WOW! WE FEEL GOOD! IN A SINGLE WEEK, we’ve run across two kinds of truly heartwarming stories—good for families and also great for your community to share.
Mark your calendars (or set your TV recorders) for 9 p.m. Eastern Time Saturday on the Hallmark Channel to catch the debut of “Safe Harbor,” a dramatic made-for-TV movie about a real-life couple who turned their boat into a home for troubled boys.
Here’s the Hallmark homepage for the movie, if you want to watch clips or check on various time zones for the showing. And, while it’s nowhere near as fancy, here’s the home page for the real-life Safe Harbor Boys Home in Jacksonville, Florida.
After two decades of raising young men, the couple who co-founded this ministry has expanded beyond what you’ll see in the debut movie. They’re even expanding into an auto-mechanic-training program as well. This is just a flat-out good-hearted story.
The real-life story springs from the couple’s evangelical faith, an element stressed in some earlier TV news coverage of this waterfront nonprofit. The movie doesn’t try to dig into the specific religious orientation of the founding couple, which follows a long Hollywood tradition in retelling such stories. There is one scene halfway through “Safe Harbor” that shows the first crop of troubled youths attending church with their new adult foster parents near the marina where their boats are docked. This makeshift “family” talks about the worship service on the walk back to the dock—and the young men say they actually enjoyed it. One of the most troubled kids says that church is so refreshing that he wants to go back the following Sunday.
But that’s the extent of pointedly religious moments in the Hallmark production.
The movie’s producers wisely focus the plot on a whole series of small personal dramas: One boy’s drunk Mom finds his foster home and stirs up trouble, one boy lights a terrible fire, one boy starts racing sailboats, one boy gets so furious over his lot in life that he demolishes a public restroom, one boy … You get the idea. This is “Boys Town” meets “Rebel Without a Cause” on the high seas with lovable kids trying to straighten out their lives—and there’s even a dramatic mid-ocean rescue at both the beginning and the end of the movie! The whole film would rate a PG rating in movie theaters, but there’s also a warm, believable husband-wife chemistry between Nancy Travis and Treat Williams, who play the real-life Safe Harbor founders.
There’s more specific religious content in two new Berenstain Bears books from Zonderkidz, the children’s lit division of Zondervan.
Depending on your own family background, you’re either warmly smiling at Berenstain news—or maybe you’re rolling your eyes over these simply sketched children’s books that lovingly spoof Southern culture. But, on a serious note: If you’re someone who closely watches media and popular culture, you’ve got to stand in awe of Jan and Michael Berenstain’s publishing record. Get this: Since 1962, this couple has sold 260 million copies of their books!
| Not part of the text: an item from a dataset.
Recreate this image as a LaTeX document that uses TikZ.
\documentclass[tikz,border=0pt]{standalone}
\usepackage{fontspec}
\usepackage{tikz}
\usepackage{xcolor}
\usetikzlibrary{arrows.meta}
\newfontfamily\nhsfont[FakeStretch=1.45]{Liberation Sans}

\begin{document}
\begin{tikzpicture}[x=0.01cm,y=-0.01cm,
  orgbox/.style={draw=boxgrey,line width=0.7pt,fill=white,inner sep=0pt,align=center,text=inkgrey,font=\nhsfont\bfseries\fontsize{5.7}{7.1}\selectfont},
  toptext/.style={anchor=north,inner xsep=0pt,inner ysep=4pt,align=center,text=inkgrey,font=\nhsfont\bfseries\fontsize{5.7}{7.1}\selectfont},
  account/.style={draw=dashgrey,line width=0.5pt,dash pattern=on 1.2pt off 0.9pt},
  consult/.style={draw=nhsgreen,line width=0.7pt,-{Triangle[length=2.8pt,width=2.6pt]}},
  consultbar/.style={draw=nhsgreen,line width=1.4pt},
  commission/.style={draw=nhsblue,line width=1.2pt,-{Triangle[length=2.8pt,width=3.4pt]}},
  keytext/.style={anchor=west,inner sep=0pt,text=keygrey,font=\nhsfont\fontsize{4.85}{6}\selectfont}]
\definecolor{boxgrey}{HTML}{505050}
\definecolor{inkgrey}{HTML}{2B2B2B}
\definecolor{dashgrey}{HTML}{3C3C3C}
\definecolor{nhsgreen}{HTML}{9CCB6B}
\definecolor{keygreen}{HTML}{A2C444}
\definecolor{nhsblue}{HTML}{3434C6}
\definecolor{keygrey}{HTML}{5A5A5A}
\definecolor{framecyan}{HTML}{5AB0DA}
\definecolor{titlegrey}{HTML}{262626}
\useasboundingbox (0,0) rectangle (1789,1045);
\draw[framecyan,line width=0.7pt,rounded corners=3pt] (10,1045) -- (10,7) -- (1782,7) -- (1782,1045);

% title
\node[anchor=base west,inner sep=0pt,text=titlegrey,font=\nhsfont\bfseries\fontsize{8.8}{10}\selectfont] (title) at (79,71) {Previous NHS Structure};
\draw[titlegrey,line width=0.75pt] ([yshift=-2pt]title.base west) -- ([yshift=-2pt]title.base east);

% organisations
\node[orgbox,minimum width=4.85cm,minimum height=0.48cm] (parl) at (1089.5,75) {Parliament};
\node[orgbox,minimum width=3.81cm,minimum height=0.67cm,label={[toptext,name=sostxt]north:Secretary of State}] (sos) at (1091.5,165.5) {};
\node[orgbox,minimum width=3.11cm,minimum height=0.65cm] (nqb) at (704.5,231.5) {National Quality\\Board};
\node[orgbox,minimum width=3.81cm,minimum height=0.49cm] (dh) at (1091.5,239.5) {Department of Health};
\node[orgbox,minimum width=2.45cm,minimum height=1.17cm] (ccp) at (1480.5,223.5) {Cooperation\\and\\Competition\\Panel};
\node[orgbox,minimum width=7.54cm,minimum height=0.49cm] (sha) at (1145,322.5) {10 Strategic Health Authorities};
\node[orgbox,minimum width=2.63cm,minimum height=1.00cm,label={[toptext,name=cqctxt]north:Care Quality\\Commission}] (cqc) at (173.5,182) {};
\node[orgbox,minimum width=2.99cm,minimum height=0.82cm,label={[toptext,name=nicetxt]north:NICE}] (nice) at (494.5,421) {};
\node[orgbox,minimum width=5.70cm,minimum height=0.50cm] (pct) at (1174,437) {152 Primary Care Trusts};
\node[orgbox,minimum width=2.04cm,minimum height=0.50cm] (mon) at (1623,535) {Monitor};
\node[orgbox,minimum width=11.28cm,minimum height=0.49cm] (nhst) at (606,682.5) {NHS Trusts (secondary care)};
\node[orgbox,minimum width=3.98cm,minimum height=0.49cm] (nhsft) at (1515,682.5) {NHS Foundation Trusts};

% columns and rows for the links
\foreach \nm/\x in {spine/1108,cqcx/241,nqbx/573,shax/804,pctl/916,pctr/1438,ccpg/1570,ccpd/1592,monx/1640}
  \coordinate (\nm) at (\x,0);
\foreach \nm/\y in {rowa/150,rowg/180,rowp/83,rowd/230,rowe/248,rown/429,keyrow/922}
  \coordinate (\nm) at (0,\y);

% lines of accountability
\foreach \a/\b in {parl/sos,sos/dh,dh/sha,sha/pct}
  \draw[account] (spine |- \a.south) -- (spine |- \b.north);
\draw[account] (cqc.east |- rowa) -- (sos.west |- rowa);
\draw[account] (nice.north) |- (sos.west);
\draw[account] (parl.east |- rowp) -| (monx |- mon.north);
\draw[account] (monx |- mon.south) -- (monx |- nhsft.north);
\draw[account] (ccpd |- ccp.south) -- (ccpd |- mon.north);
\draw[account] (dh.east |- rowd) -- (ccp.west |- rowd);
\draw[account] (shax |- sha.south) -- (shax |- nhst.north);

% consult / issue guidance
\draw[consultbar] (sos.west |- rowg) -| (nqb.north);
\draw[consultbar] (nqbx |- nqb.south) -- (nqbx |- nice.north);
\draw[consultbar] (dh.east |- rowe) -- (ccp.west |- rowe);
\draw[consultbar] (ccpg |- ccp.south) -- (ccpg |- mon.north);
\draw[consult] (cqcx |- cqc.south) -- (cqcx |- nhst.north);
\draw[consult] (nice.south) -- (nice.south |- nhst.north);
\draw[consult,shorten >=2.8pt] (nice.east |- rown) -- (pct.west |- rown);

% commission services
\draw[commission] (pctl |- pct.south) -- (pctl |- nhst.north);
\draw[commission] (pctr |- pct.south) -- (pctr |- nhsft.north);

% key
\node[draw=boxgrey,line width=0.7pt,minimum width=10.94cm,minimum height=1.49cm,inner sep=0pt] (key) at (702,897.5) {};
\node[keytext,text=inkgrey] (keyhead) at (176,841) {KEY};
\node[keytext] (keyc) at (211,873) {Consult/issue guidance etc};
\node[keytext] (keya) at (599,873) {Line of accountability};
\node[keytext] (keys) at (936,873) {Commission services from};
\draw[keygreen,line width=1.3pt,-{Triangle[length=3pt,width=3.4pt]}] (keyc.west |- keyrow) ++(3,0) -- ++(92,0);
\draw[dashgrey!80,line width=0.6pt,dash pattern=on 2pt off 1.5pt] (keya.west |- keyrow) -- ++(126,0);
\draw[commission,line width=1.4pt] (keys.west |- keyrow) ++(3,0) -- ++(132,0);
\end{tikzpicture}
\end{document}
Yes, “Harry Potter” and the Bible have sold more copies than that, but 260 million still is a jaw-dropping number.
The two new titles are “Love Their Neighbors” and “Play a Good Game.”
“Love Their Neighbors” reaches back for Southern stereotypes that Americans once watched on shows like “Hee Haw,” back in the day when poor, rural Southerners sometimes were called “hillbillies.” The derogatory term never appears in the book, but the object of unfair bigotry in this story is a classic “Beverly Hillbillies” clan. Of course, by the time we reach the back cover in this tale, we learn that no one should show such bigotry to people just because they’re poor and keep a pig in their yard.
“Play a Good Game” is aimed at the millions of American families with children in soccer leagues. There’s a big neighborhood soccer match brewing and overzealous parents get too involved in trying to sway the game.
Both books turn on specific biblical references from the New Testament, although neither book is exclusively Christian in its teaching. We won’t spoil the biblical surprises in these books but one is a contemporary retelling of a gospel parable and the other one illustrates a line in the Beatitudes.